In a city where speculation over who serves up the tastiest taco is the subject of endless debate, Memo’s mind is already set. “There is a well-known place near Estadio Azteca that always takes care of us called El Remolkito,” says Ochoa. One of the top taquerias around town, El Remolkito is famous for its variety of sauces and rotisserie-style meats like sirloin. “After a victory, tacos are a great option.” Ochoa likes to pick them up post-game and devour them at home with his family.
St. Regis Mexico City
Located along Paseo de la Reforma and just down the street from the roundabout boasting the iconic Angel of Independence, the St. Regis Mexico City proves the real estate maxim that location is everything. This luxury five-star property boasts seven restaurants, a day spa, and guestrooms with marble bathrooms and floor-to-ceiling windows. Towering 31 stories above the city, Ochoa says it offers Mexico City’s best views. Enjoy them at sunset on the terrace of King Cole Bar.
A Trip Down “Memo”-ry Lane
Coyoacán is one of my favorite parts of Mexico City,” says Ochoa of the neighborhood where he grew up and is today famous for its cobbled, tree-lined streets and Frida Kahlo Museum. “I went to school here, so I have many beautiful memories of my childhood, memories with my friends, and with my schoolmates.” Ochoa points to Coyoacán’s many cafes, terraces and artisanal marketplace as reasons visitors will love his childhood neighborhood.
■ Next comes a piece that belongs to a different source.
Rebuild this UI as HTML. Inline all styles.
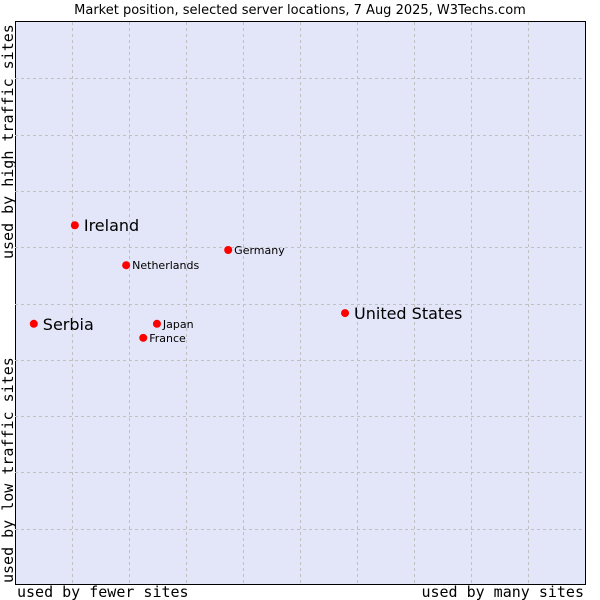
<!DOCTYPE html>
<html><head><meta charset="utf-8"><style>
body{margin:0;background:#fff;}
svg{display:block;}
.mono{font-family:"DejaVu Sans Mono","Liberation Mono",monospace;font-size:15px;fill:#000;}
.sans{font-family:"DejaVu Sans","Liberation Sans",sans-serif;fill:#000;}
</style></head><body>
<svg id="chart" width="600" height="600">
<text class="sans" x="300" y="14" font-size="13" text-anchor="middle">Market position, selected server locations, 7 Aug 2025, W3Techs.com</text>
<rect x="15.5" y="21.5" width="570" height="563" fill="#e3e5f8" stroke="#000" stroke-width="1"/>
<g id="grid"></g>
<g id="points"></g>
<text class="mono" x="17" y="597">used by fewer sites</text>
<text class="mono" x="584" y="597" text-anchor="end">used by many sites</text>
<text class="mono" transform="translate(13,259) rotate(-90)">used by high traffic sites</text>
<text class="mono" transform="translate(13,583) rotate(-90)">used by low traffic sites</text>
</svg>
<script>
const names=["Ireland","Netherlands","Germany","United States","Serbia","Japan","France"];
const xVals=[10.5,19.5,37.4,57.9,3.3,24.9,22.5];
const yVals=[63.9,56.8,59.5,48.3,46.4,46.4,43.9];
const bigLabel=[true,false,false,true,true,false,false];
const X0=15,X1=585,Y0=585,Y1=22;
const sx=v=>X0+v/100*(X1-X0);
const sy=v=>Y0-v/100*(Y0-Y1);
const ns="http://www.w3.org/2000/svg";
const grid=document.getElementById('grid');
for(let i=1;i<10;i++){
  const gx=Math.round(X0+i*(X1-X0)/10)+0.5;
  const l=document.createElementNS(ns,'line');
  
  
  l.setAttribute('x1',gx);l.setAttribute('x2',gx);l.setAttribute('y1',Y1);l.setAttribute('y2',Y0);
  l.setAttribute('stroke','#c0c0c0');l.setAttribute('stroke-dasharray','3,3');
  grid.appendChild(l);
  const gy=Math.round(Y1+i*(Y0-Y1)/10)+0.5;
  const h=document.createElementNS(ns,'line');
  
  
  h.setAttribute('x1',X0);h.setAttribute('x2',X1);h.setAttribute('y1',gy);h.setAttribute('y2',gy);
  h.setAttribute('stroke','#c0c0c0');h.setAttribute('stroke-dasharray','3,3');
  grid.appendChild(h);
}
const pts=document.getElementById('points');
names.forEach((n,i)=>{
  const cx=sx(xVals[i]),cy=sy(yVals[i]);
  const c=document.createElementNS(ns,'circle');
  
  
  c.setAttribute('cx',cx);c.setAttribute('cy',cy);c.setAttribute('r',4);c.setAttribute('fill','#f00');
  pts.appendChild(c);
  const t=document.createElementNS(ns,'text');
  
  
  t.setAttribute('class','sans');
  t.setAttribute('x',cx+(bigLabel[i]?9:6));
  t.setAttribute('y',cy+(bigLabel[i]?6:4));
  t.setAttribute('font-size',bigLabel[i]?16:11);
  t.textContent=n;
  pts.appendChild(t);
});
</script>
</body></html>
Churros rellenos is not a place, but rather a favorite type of dessert—the stuffed version of Mexico’s beloved sweet treat. “You can find churros in Mexico City, but it’s not that simple to find churros rellenos—churros with fillings,” says Ochoa. He and his family head to the cobbled streets of Coyoacán where carts sitting outside the cathedral or within the markets sell the sugary dessert stuffed with dulce de leche, cajeta, vanilla, or chocolate. “It is certainly something you have to try,” he says.